■ **Requirements**: Quote the listing below in full and exactly as written, but omit every picture.
————
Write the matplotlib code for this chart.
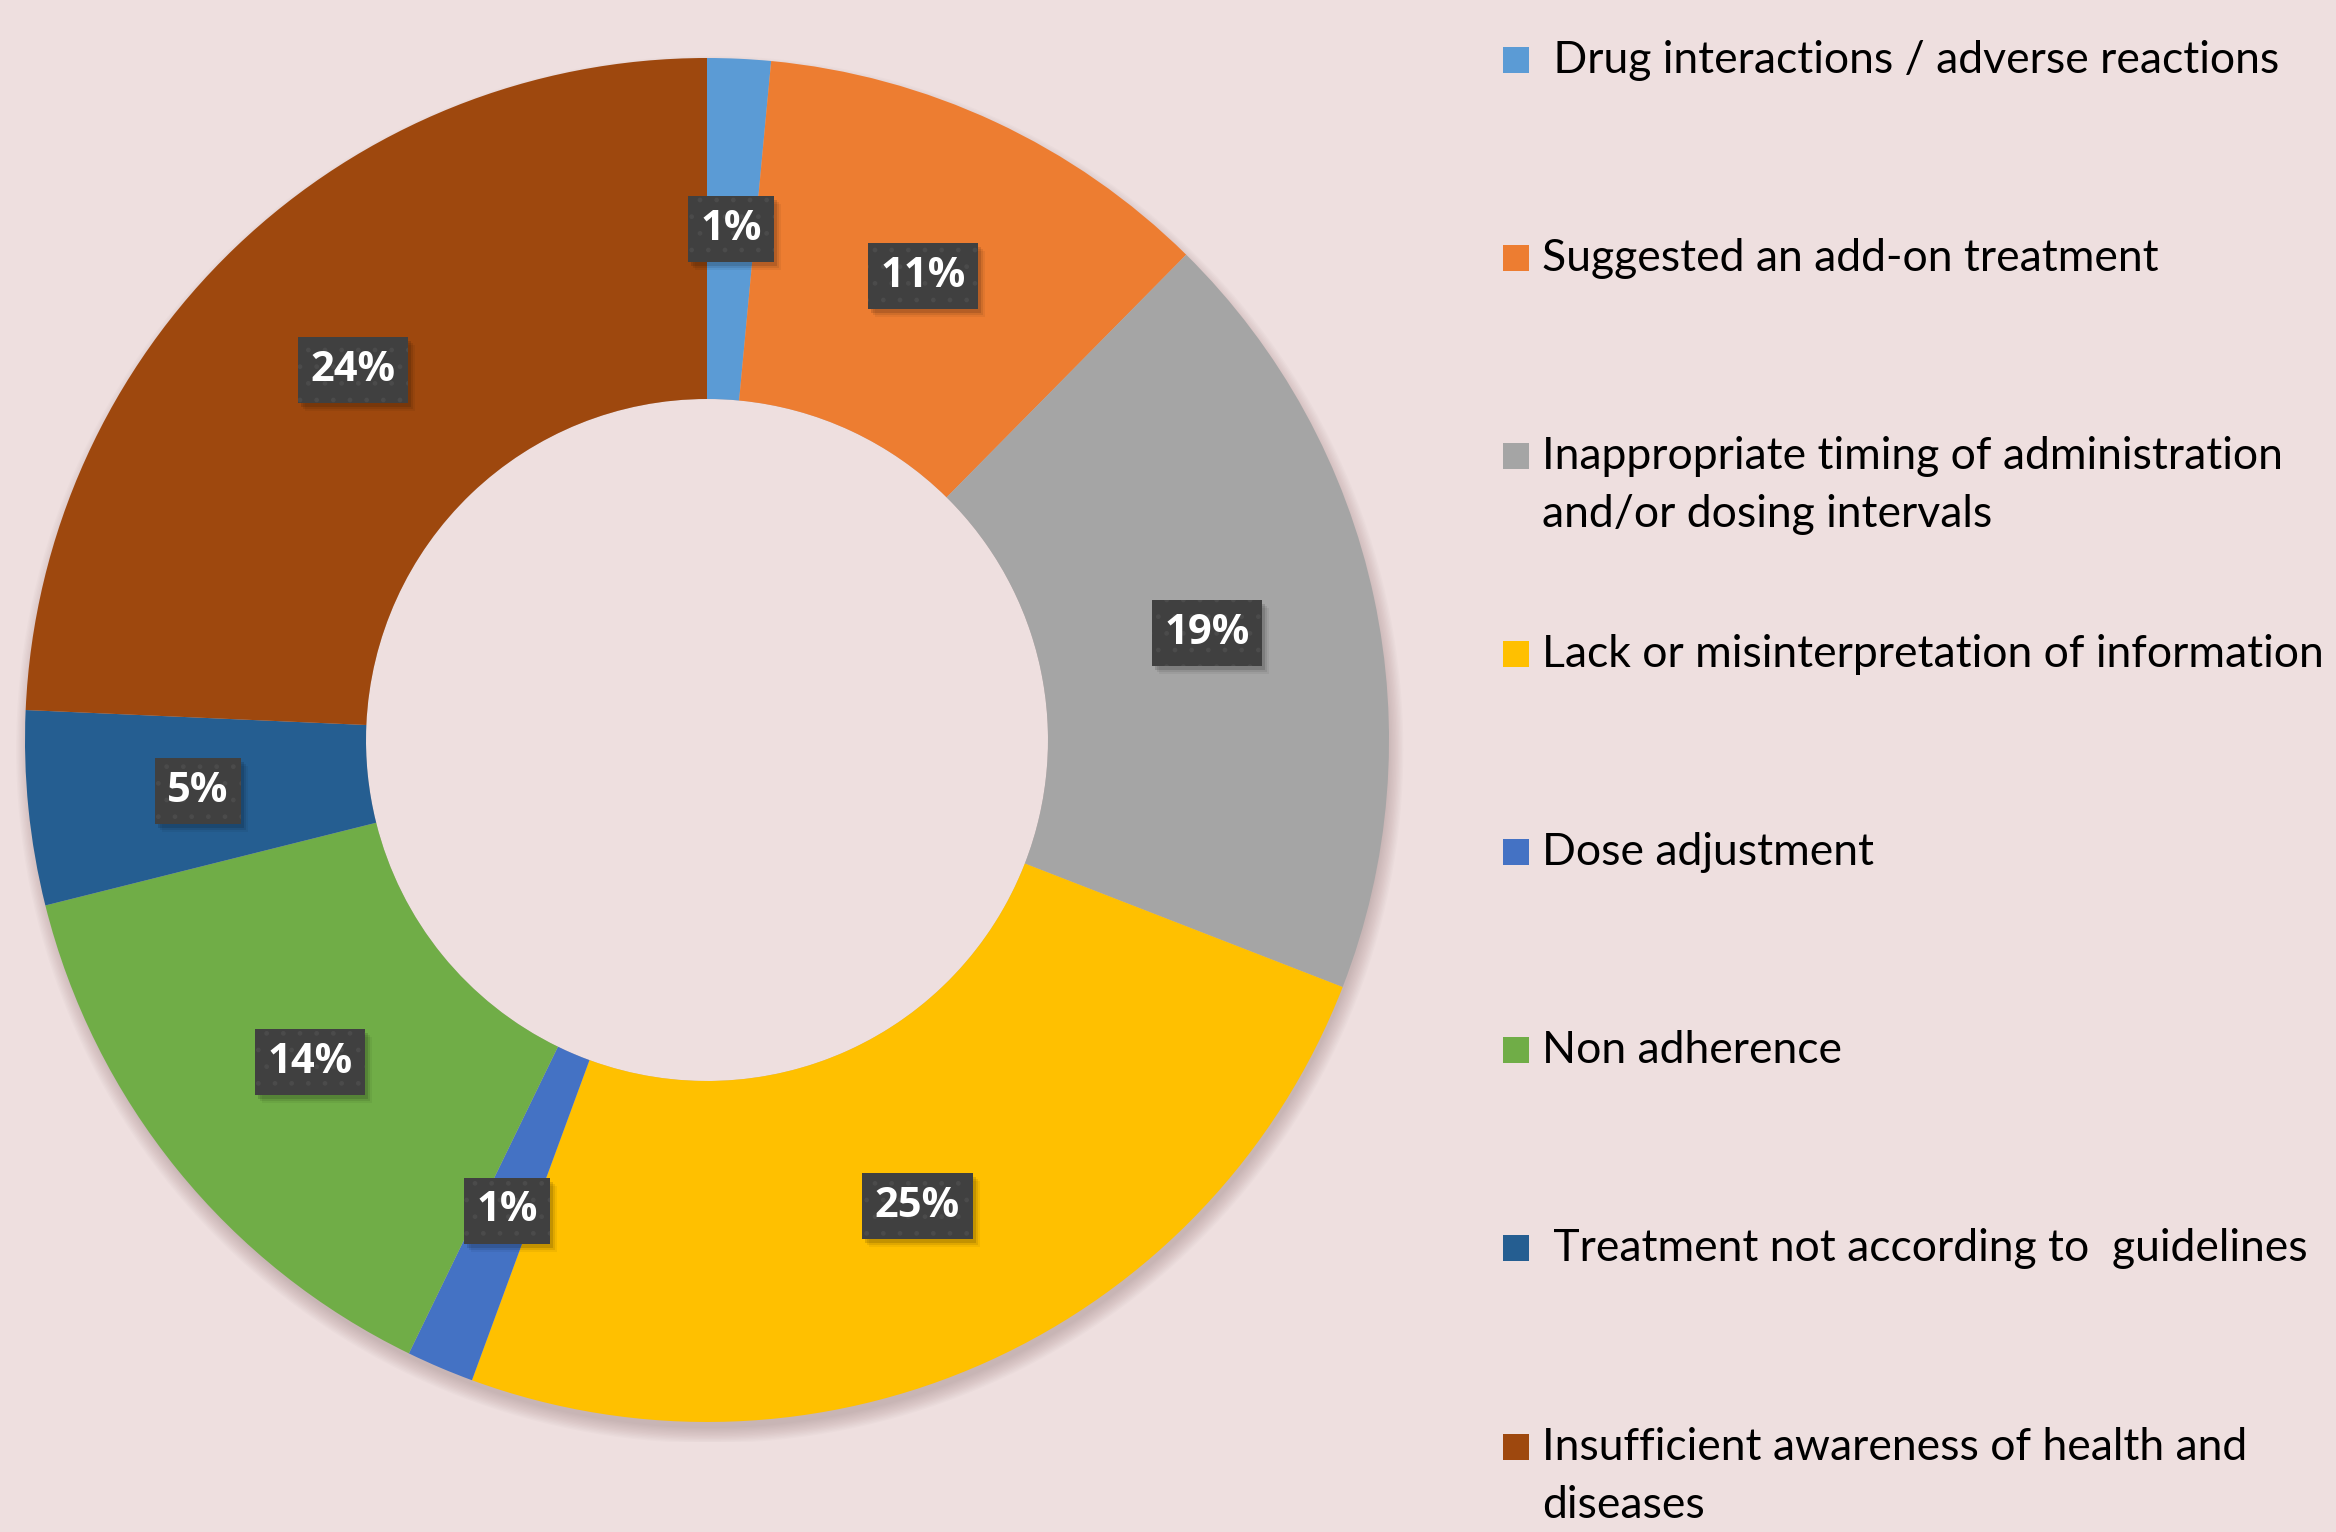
import matplotlib
matplotlib.use("Agg")
import matplotlib.pyplot as plt
import matplotlib.transforms as mtransforms
from matplotlib.patches import Rectangle, Circle
import numpy as np

categories = [
    " Drug interactions / adverse reactions",
    "Suggested an add-on treatment",
    "Inappropriate timing of administration\nand/or dosing intervals",
    "Lack or misinterpretation of information",
    "Dose adjustment",
    "Non adherence",
    " Treatment not according to  guidelines",
    "Insufficient awareness of health and\ndiseases",
]
values = [1.5, 10.9, 18.5, 24.7, 1.6, 13.9, 4.6, 24.3]
pct_labels = ["1%", "11%", "19%", "25%", "1%", "14%", "5%", "24%"]
colors = ["#5B9BD5", "#ED7D31", "#A5A5A5", "#FFC000", "#4472C4", "#70AD47", "#255E91", "#9E480E"]

BG = "#EEDFDF"
W, H = 2336, 1532
fig = plt.figure(figsize=(W / 100, H / 100), dpi=100, facecolor=BG)

# donut axes: center (707,740) px, radius 682 px
R_PX = 682
cx, cy = 707, 740
lim = 1.03
side = 2 * lim * R_PX
ax = fig.add_axes([(cx - side / 2) / W, (H - cy - side / 2) / H, side / W, side / H])
ax.set_facecolor(BG)

wedges, _ = ax.pie(values, colors=colors, startangle=90, counterclock=False,
                   radius=1.0, wedgeprops=dict(width=0.5, edgecolor="none"))
for w in wedges:
    w.set_zorder(1)

ax.set_xlim(-lim, lim)
ax.set_ylim(-lim, lim)
ax.set_aspect("equal")
ax.axis("off")

# soft shadow under the donut
for i in range(12):
    r = 0.995 + 0.002 * i
    ax.add_patch(Circle((0.004, -0.014), r, facecolor="#8a6a6a", alpha=0.03,
                        edgecolor="none", zorder=0))
ax.add_patch(Circle((0, 0), 0.5, facecolor=BG, edgecolor="none", zorder=0.5))

fs = 30
family = ["Open Sans", "DejaVu Sans"]
total = float(sum(values))
cum = 0.0
label_texts = []
for v, lab in zip(values, pct_labels):
    mid = cum + v / 2
    cum += v
    ang = np.deg2rad(90 - 360 * mid / total)
    x, y = 0.75 * np.cos(ang), 0.75 * np.sin(ang)
    t = ax.text(x, y, lab, ha="center", va="center", color="white",
                fontsize=fs, fontweight="bold", family=family, zorder=5,
                bbox=dict(boxstyle="square,pad=0.3", facecolor="#404040",
                          edgecolor="#4b4b4b", linewidth=0, hatch="."))
    label_texts.append(t)

# soft shadows behind the label boxes (display coordinates)
fig.canvas.draw()
ident = mtransforms.IdentityTransform()
for t in label_texts:
    bb = t.get_bbox_patch().get_window_extent()
    for dx, dy, a in [(3, -4, 0.12), (5, -6, 0.08), (7, -8, 0.05)]:
        ax.add_patch(Rectangle((bb.x0 + dx, bb.y0 + dy), bb.width, bb.height,
                               transform=ident, facecolor="black", alpha=a,
                               edgecolor="none", zorder=4))

# legend drawn manually
marker_x = 1503
msz = 26
text_x = 1542
y_centers = [60, 258, 456, 654, 852, 1050, 1248, 1447]
line_gap = 58
for lab, col, yc in zip(categories, colors, y_centers):
    fig.patches.append(Rectangle((marker_x / W, (H - yc - msz / 2) / H), msz / W, msz / H,
                                 transform=fig.transFigure, facecolor=col,
                                 edgecolor="none"))
    for i, line in enumerate(lab.split("\n")):
        yb = yc + 13 + i * line_gap
        fig.text(text_x / W, (H - yb) / H, line, ha="left", va="baseline",
                 fontsize=32, color="black", family=["Lato", "DejaVu Sans"])

fig.savefig("out.png", dpi=100, facecolor=BG)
————
■ **Exercise answer**:
Write the matplotlib code for this chart.
import matplotlib
matplotlib.use("Agg")
import matplotlib.pyplot as plt
import matplotlib.transforms as mtransforms
from matplotlib.patches import Rectangle, Circle
import numpy as np

categories = [
    " Drug interactions / adverse reactions",
    "Suggested an add-on treatment",
    "Inappropriate timing of administration\nand/or dosing intervals",
    "Lack or misinterpretation of information",
    "Dose adjustment",
    "Non adherence",
    " Treatment not according to  guidelines",
    "Insufficient awareness of health and\ndiseases",
]
values = [1.5, 10.9, 18.5, 24.7, 1.6, 13.9, 4.6, 24.3]
pct_labels = ["1%", "11%", "19%", "25%", "1%", "14%", "5%", "24%"]
colors = ["#5B9BD5", "#ED7D31", "#A5A5A5", "#FFC000", "#4472C4", "#70AD47", "#255E91", "#9E480E"]

BG = "#EEDFDF"
W, H = 2336, 1532
fig = plt.figure(figsize=(W / 100, H / 100), dpi=100, facecolor=BG)

# donut axes: center (707,740) px, radius 682 px
R_PX = 682
cx, cy = 707, 740
lim = 1.03
side = 2 * lim * R_PX
ax = fig.add_axes([(cx - side / 2) / W, (H - cy - side / 2) / H, side / W, side / H])
ax.set_facecolor(BG)

wedges, _ = ax.pie(values, colors=colors, startangle=90, counterclock=False,
                   radius=1.0, wedgeprops=dict(width=0.5, edgecolor="none"))
for w in wedges:
    w.set_zorder(1)

ax.set_xlim(-lim, lim)
ax.set_ylim(-lim, lim)
ax.set_aspect("equal")
ax.axis("off")

# soft shadow under the donut
for i in range(12):
    r = 0.995 + 0.002 * i
    ax.add_patch(Circle((0.004, -0.014), r, facecolor="#8a6a6a", alpha=0.03,
                        edgecolor="none", zorder=0))
ax.add_patch(Circle((0, 0), 0.5, facecolor=BG, edgecolor="none", zorder=0.5))

fs = 30
family = ["Open Sans", "DejaVu Sans"]
total = float(sum(values))
cum = 0.0
label_texts = []
for v, lab in zip(values, pct_labels):
    mid = cum + v / 2
    cum += v
    ang = np.deg2rad(90 - 360 * mid / total)
    x, y = 0.75 * np.cos(ang), 0.75 * np.sin(ang)
    t = ax.text(x, y, lab, ha="center", va="center", color="white",
                fontsize=fs, fontweight="bold", family=family, zorder=5,
                bbox=dict(boxstyle="square,pad=0.3", facecolor="#404040",
                          edgecolor="#4b4b4b", linewidth=0, hatch="."))
    label_texts.append(t)

# soft shadows behind the label boxes (display coordinates)
fig.canvas.draw()
ident = mtransforms.IdentityTransform()
for t in label_texts:
    bb = t.get_bbox_patch().get_window_extent()
    for dx, dy, a in [(3, -4, 0.12), (5, -6, 0.08), (7, -8, 0.05)]:
        ax.add_patch(Rectangle((bb.x0 + dx, bb.y0 + dy), bb.width, bb.height,
                               transform=ident, facecolor="black", alpha=a,
                               edgecolor="none", zorder=4))

# legend drawn manually
marker_x = 1503
msz = 26
text_x = 1542
y_centers = [60, 258, 456, 654, 852, 1050, 1248, 1447]
line_gap = 58
for lab, col, yc in zip(categories, colors, y_centers):
    fig.patches.append(Rectangle((marker_x / W, (H - yc - msz / 2) / H), msz / W, msz / H,
                                 transform=fig.transFigure, facecolor=col,
                                 edgecolor="none"))
    for i, line in enumerate(lab.split("\n")):
        yb = yc + 13 + i * line_gap
        fig.text(text_x / W, (H - yb) / H, line, ha="left", va="baseline",
                 fontsize=32, color="black", family=["Lato", "DejaVu Sans"])

fig.savefig("out.png", dpi=100, facecolor=BG)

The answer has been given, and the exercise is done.